NOTE: Enter your answer as a
fractionI added some letters to help guide the solution.
Area of triangle = (1/2)(base)(height)
IMPORTANT CONCEPT:
we can use ANY of the three sides as our base. So, for example, if we want to find the area of triangle ABC, we can use side AB as the base, or we can use side AC as the base, or we can use side BC as the base.
If we use side AB as the base, then the base has length 12 and the height is 3
So, area of triangle ABC = (1/2)(12)(3)
If we use side AC as the base, then the base has length 7 and the height is x
So, area of triangle ABC = (1/2)(7)(x)
IMPORTANT: If we use side AB as the base, the area of the triangle will be the same as the area we get if we use side AC as the base.
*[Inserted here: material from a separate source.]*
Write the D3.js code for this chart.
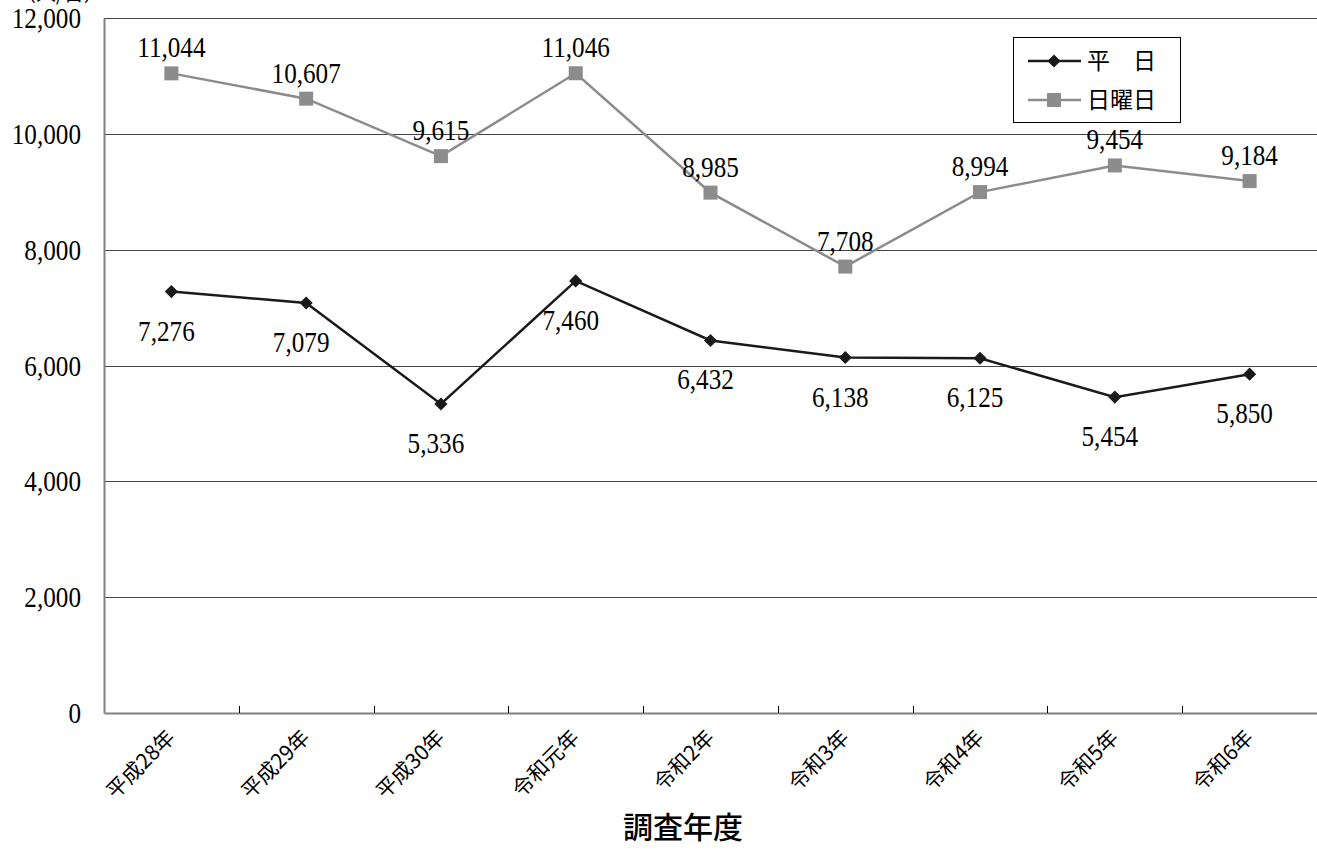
<!DOCTYPE html>
<html><head><meta charset="utf-8">
<script src="https://cdn.jsdelivr.net/npm/d3@7"></script>
<style>
html,body{margin:0;padding:0;background:#fff;overflow:hidden;}
svg{display:block;}
</style></head>
<body>
<svg id="chart" width="1317" height="855"></svg>
<script>
const categories = ["平成28年","平成29年","平成30年","令和元年","令和2年","令和3年","令和4年","令和5年","令和6年"];
const weekdayValues = [7276, 7079, 5336, 7460, 6432, 6138, 6125, 5454, 5850];
const sundayValues = [11044, 10607, 9615, 11046, 8985, 7708, 8994, 9454, 9184];
const seriesNames = ["平　日", "日曜日"];
const yTicks = [0, 2000, 4000, 6000, 8000, 10000, 12000];
const xTitle = "調査年度";
const unitLabel = "（人/日）";

const svg = d3.select("#chart");
const m = {left:104, top:18, right:1317, bottom:713};
const numFont = "'Liberation Serif','DejaVu Serif',serif";
const cjkFont = "'Noto Sans CJK JP','Noto Sans CJK SC',sans-serif";
const sx = 0.84;   // horizontal condensing of numeric labels

const x = d3.scaleBand().domain(categories).range([m.left, m.right]).paddingInner(0).paddingOuter(0);
const y = d3.scaleLinear().domain([0, 12000]).range([m.bottom, m.top]);
const cx = d => x(d) + x.bandwidth()/2;
const fmt = d3.format(",");

// unit label (cut off at the top, as in the reference)
svg.append("text").attr("x", 16).attr("y", 1).attr("font-family", cjkFont)
  .attr("font-size", 20).attr("fill", "#000").text(unitLabel);

// gridlines
svg.append("g").selectAll("line").data(yTicks.filter(d => d > 0)).join("line")
  .attr("x1", m.left).attr("x2", m.right)
  .attr("y1", d => Math.round(y(d)) + 0.5).attr("y2", d => Math.round(y(d)) + 0.5)
  .attr("stroke", "#444").attr("stroke-width", 1);

// y axis
const yAxis = d3.axisLeft(y).tickValues(yTicks).tickSize(0).tickFormat("");
const gy = svg.append("g").attr("transform", `translate(${m.left},0)`).call(yAxis);
gy.select(".domain").attr("stroke", "#808080").attr("stroke-width", 2);
svg.append("g").selectAll("text").data(yTicks).join("text")
  .attr("transform", d => `translate(81,${y(d) + 10}) scale(${sx},1)`)
  .attr("text-anchor", "end").attr("font-family", numFont).attr("font-size", 30).attr("fill", "#000")
  .text(d => fmt(d));

// x axis
const xAxis = d3.axisBottom(x).tickSize(0).tickFormat("");
const gx = svg.append("g").attr("transform", `translate(0,${m.bottom})`).call(xAxis);
gx.select(".domain").attr("stroke", "#808080").attr("stroke-width", 2);
const bounds = categories.map(c => x(c)).concat([m.right]);
svg.append("g").selectAll("line").data(bounds.slice(1, -1)).join("line")
  .attr("x1", d => Math.round(d) + 0.5).attr("x2", d => Math.round(d) + 0.5)
  .attr("y1", m.bottom - 7).attr("y2", m.bottom)
  .attr("stroke", "#000").attr("stroke-width", 1);

// x labels rotated
svg.append("g").selectAll("text").data(categories).join("text")
  .attr("transform", d => `translate(${cx(d) + 5},${m.bottom + 26}) rotate(-45)`)
  .attr("text-anchor", "end")
  .attr("font-family", cjkFont).attr("font-size", 21).attr("fill", "#000")
  .text(d => d);

// x title
svg.append("text").attr("x", 683).attr("y", 838).attr("text-anchor", "middle")
  .attr("font-family", cjkFont).attr("font-size", 30).attr("font-weight", 500).attr("fill", "#000")
  .text(xTitle);

const line = d3.line().x((d, i) => cx(categories[i])).y(d => y(d));

// 日曜日 series
const sunColor = "#8c8c8c";
svg.append("path").datum(sundayValues).attr("d", line).attr("fill", "none")
  .attr("stroke", sunColor).attr("stroke-width", 2.5);
svg.append("g").selectAll("rect").data(sundayValues).join("rect")
  .attr("x", (d, i) => cx(categories[i]) - 7).attr("y", d => y(d) - 7)
  .attr("width", 14).attr("height", 14).attr("fill", sunColor);
svg.append("g").selectAll("text").data(sundayValues).join("text")
  .attr("transform", (d, i) => `translate(${cx(categories[i])},${y(d) - 16}) scale(${sx},1)`)
  .attr("text-anchor", "middle").attr("font-family", numFont).attr("font-size", 30).attr("fill", "#000")
  .text(d => fmt(d));

// 平日 series
const wkColor = "#1a1a1a";
svg.append("path").datum(weekdayValues).attr("d", line).attr("fill", "none")
  .attr("stroke", wkColor).attr("stroke-width", 2.5);
const diamond = d3.symbol().type(d3.symbolDiamond2).size(110);
svg.append("g").selectAll("path").data(weekdayValues).join("path")
  .attr("transform", (d, i) => `translate(${cx(categories[i])},${y(d)})`)
  .attr("d", diamond).attr("fill", wkColor);
svg.append("g").selectAll("text").data(weekdayValues).join("text")
  .attr("transform", (d, i) => `translate(${cx(categories[i]) - 5},${y(d) + 49}) scale(${sx},1)`)
  .attr("text-anchor", "middle").attr("font-family", numFont).attr("font-size", 30).attr("fill", "#000")
  .text(d => fmt(d));

// legend
const lg = svg.append("g");
lg.append("rect").attr("x", 1013.5).attr("y", 37.5).attr("width", 167).attr("height", 85)
  .attr("fill", "#fff").attr("stroke", "#000").attr("stroke-width", 1);
const legendItems = [
  {name: seriesNames[0], color: wkColor, type: "diamond", y: 61},
  {name: seriesNames[1], color: sunColor, type: "square", y: 100}
];
legendItems.forEach(it => {
  lg.append("line").attr("x1", 1028).attr("x2", 1081).attr("y1", it.y).attr("y2", it.y)
    .attr("stroke", it.color).attr("stroke-width", 2.5);
  if (it.type === "diamond") {
    lg.append("path").attr("transform", `translate(1054,${it.y})`).attr("d", diamond).attr("fill", it.color);
  } else {
    lg.append("rect").attr("x", 1047).attr("y", it.y - 7).attr("width", 14).attr("height", 14).attr("fill", it.color);
  }
  lg.append("text").attr("x", 1087).attr("y", it.y + 8).attr("font-family", cjkFont)
    .attr("font-size", 23).attr("fill", "#000").text(it.name);
});
</script>
</body></html>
So, (1/2)(12)(3) = (1/2)(7)(x)
[solve for x]Divide both sides by 1/2 to get: (12)(3) = (7)(x)
Divide both sides by 7 to get: 36/7 = x
Answer: 36/7
Cheers,
Brent
Hey Brent.
I used properties of similar triangles to solve this question, and was wondering if that method is correct given your explanation using the area instead.
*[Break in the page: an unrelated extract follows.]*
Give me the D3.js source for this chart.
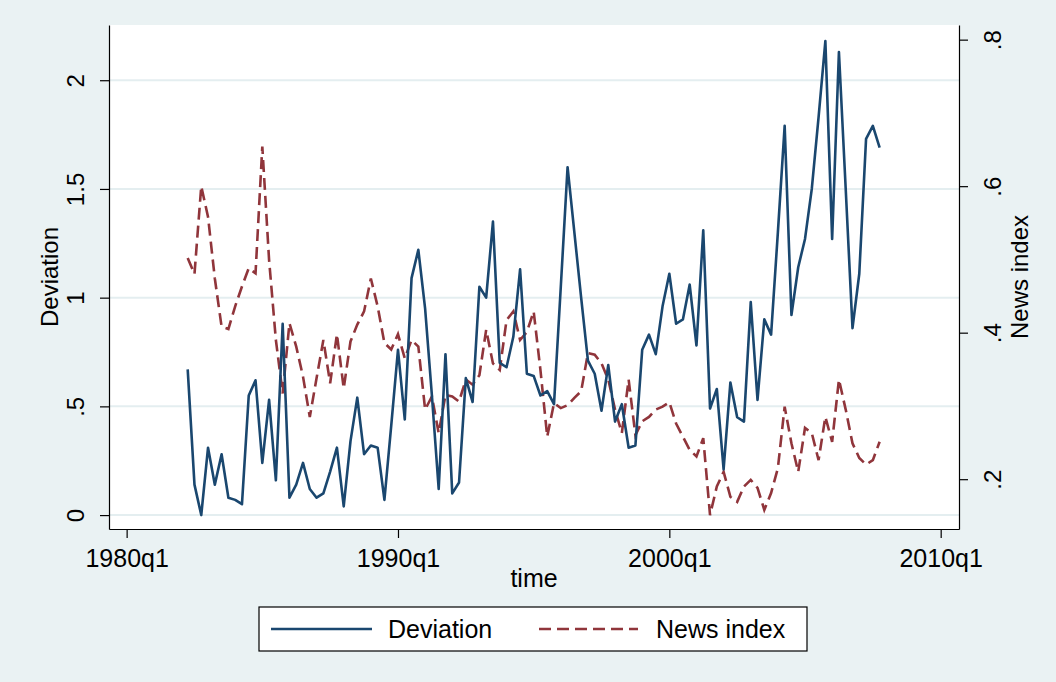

Using your labelled diagram, proving that triangle ADC is similar to triangle AEB went like this:
\(=>\) Triangle AEB has a right angle, and so does Triangle ADC
\(=>\) Triangle AEB and Triangle ADC share angle EAB
\(=>\) Since two of their angles are the same, their third angle must also be the same
\(=>\) Therefore, they are similar triangles
So it follows that:
\(\frac{7}{3} = \frac{12}{x}\)
\(7x = 36\)
\(x = \frac{36}{7}\)